How to Generate Secure Random Passwords Online
Weak passwords are the leading cause of account breaches and identity theft. Security experts recommend using long, random passwords with a mix of letters, numbers, and symbols — but creating truly random passwords manually is difficult. This guide shows you how to generate secure random passwords using fixie.tools — a free online password generator that creates cryptographically strong passwords, no signup required, running entirely in your browser for privacy.
Step 1: Open the Password Generator
Navigate to fixie.tools/password in your web browser. The tool runs entirely in your browser using cryptographically secure random number generation, meaning your passwords are never sent to any server. No account creation or registration is required.
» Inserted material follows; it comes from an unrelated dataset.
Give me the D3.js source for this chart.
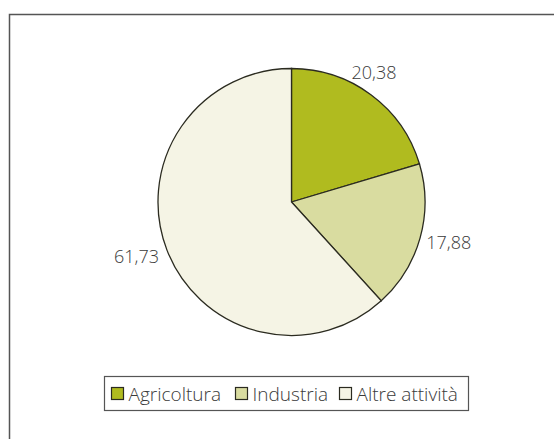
<!DOCTYPE html>
<html>
<head>
<meta charset="utf-8">
<script src="https://cdn.jsdelivr.net/npm/d3@7"></script>
<style>
  body { margin: 0; background: #fff; }
  text { font-family: "Open Sans", "Noto Sans", sans-serif; font-weight: 300; fill: #3a3a3a; }
</style>
</head>
<body>
<div id="chart"></div>
<script>
// data
var categories = ["Agricoltura", "Industria", "Altre attività"]
var values = [20.38, 17.88, 61.73]
var labels = ["20,38", "17,88", "61,73"]
var colors = ["#b0bb1f", "#d9dca0", "#f5f4e5"]

/**
 * Draw the pie chart with its legend
 */
function drawPieChart() {
    var width = 554, height = 439
    var cx = 291.5, cy = 202, radius = 133.5

    var svg = d3.select("#chart")
        .append("svg")
        .attr("width", width)
        .attr("height", height)

    // outer frame (open to the right and bottom, as in the picture)
    svg.append("rect")
        .attr("x", 9.5).attr("y", 14.5)
        .attr("width", 600).attr("height", 500)
        .attr("fill", "none")
        .attr("stroke", "#555")
        .attr("stroke-width", 1.5)

    var color = d3.scaleOrdinal().domain(categories).range(colors)

    var pie = d3.pie().sort(null).value(function (d) { return d.value })
    var data_ready = pie(categories.map(function (c, i) {
        return { key: c, value: values[i], label: labels[i] }
    }))

    var arc = d3.arc().innerRadius(0).outerRadius(radius)
    var g = svg.append("g").attr("transform", "translate(" + cx + "," + cy + ")")

    g.selectAll("path")
        .data(data_ready)
        .enter()
        .append("path")
        .attr("d", arc)
        .attr("fill", function (d) { return color(d.data.key) })
        .attr("stroke", "#2b2b20")
        .attr("stroke-width", 1.3)

    // value labels outside the slices
    var labelArc = d3.arc().innerRadius(radius + 38).outerRadius(radius + 38)
    var offsets = [[-20, 8], [-8, -6], [5, -8]]
    g.selectAll("text.val")
        .data(data_ready)
        .enter()
        .append("text")
        .attr("class", "val")
        .attr("x", function (d, i) { return labelArc.centroid(d)[0] + offsets[i][0] })
        .attr("y", function (d, i) { return labelArc.centroid(d)[1] + offsets[i][1] })
        .attr("text-anchor", "middle")
        .attr("dominant-baseline", "central")
        .style("font-size", "18px")
        .text(function (d) { return d.data.label })

    // legend
    var legend = svg.append("g")
    legend.append("rect")
        .attr("x", 104.5).attr("y", 376.5)
        .attr("width", 364).attr("height", 34)
        .attr("fill", "#fff")
        .attr("stroke", "#555")
        .attr("stroke-width", 1.2)

    var legendX = [111.5, 235.5, 339.5]
    var items = legend.selectAll("g.item")
        .data(categories)
        .enter()
        .append("g")
        .attr("class", "item")
        .attr("transform", function (d, i) { return "translate(" + legendX[i] + ",387.5)" })

    items.append("rect")
        .attr("width", 12).attr("height", 12)
        .attr("fill", function (d) { return color(d) })
        .attr("stroke", "#2b2b20")
        .attr("stroke-width", 1.2)

    items.append("text")
        .attr("x", 17).attr("y", 6)
        .attr("dominant-baseline", "central")
        .style("font-size", "19px")
        .text(function (d) { return d })
}

drawPieChart()
</script>
</body>
</html>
Step 2: Choose Password Length
Set your desired password length using the slider. Security experts recommend at least 16 characters for most accounts, and 20+ characters for critical accounts like email, banking, or password managers. Longer passwords are exponentially harder to crack. The tool supports passwords from 8 to 128 characters.
Step 3: Select Character Types
Choose which character types to include in your password. Options include uppercase letters (A-Z), lowercase letters (a-z), numbers (0-9), and special symbols (!@#$%^&*). Including all character types creates the strongest passwords. However, if a website restricts certain characters, uncheck those options. The tool displays the entropy (strength) of your password configuration in bits.
Step 4: Generate Your Password
Click the generate button to create a random password matching your specifications. The tool uses the browser's Web Crypto API (window.crypto) to ensure true randomness rather than predictable pseudo-random generation. You can generate multiple passwords and compare them to pick one you prefer.
Step 5: Copy and Use Your Password
Click the copy button to copy your new password to the clipboard. Immediately paste it into your password manager (like 1Password, Bitwarden, or LastPass) to save it securely. Never write passwords on paper or store them in plain text files. If you don't use a password manager, consider using one — they're the safest way to manage strong, unique passwords for every account.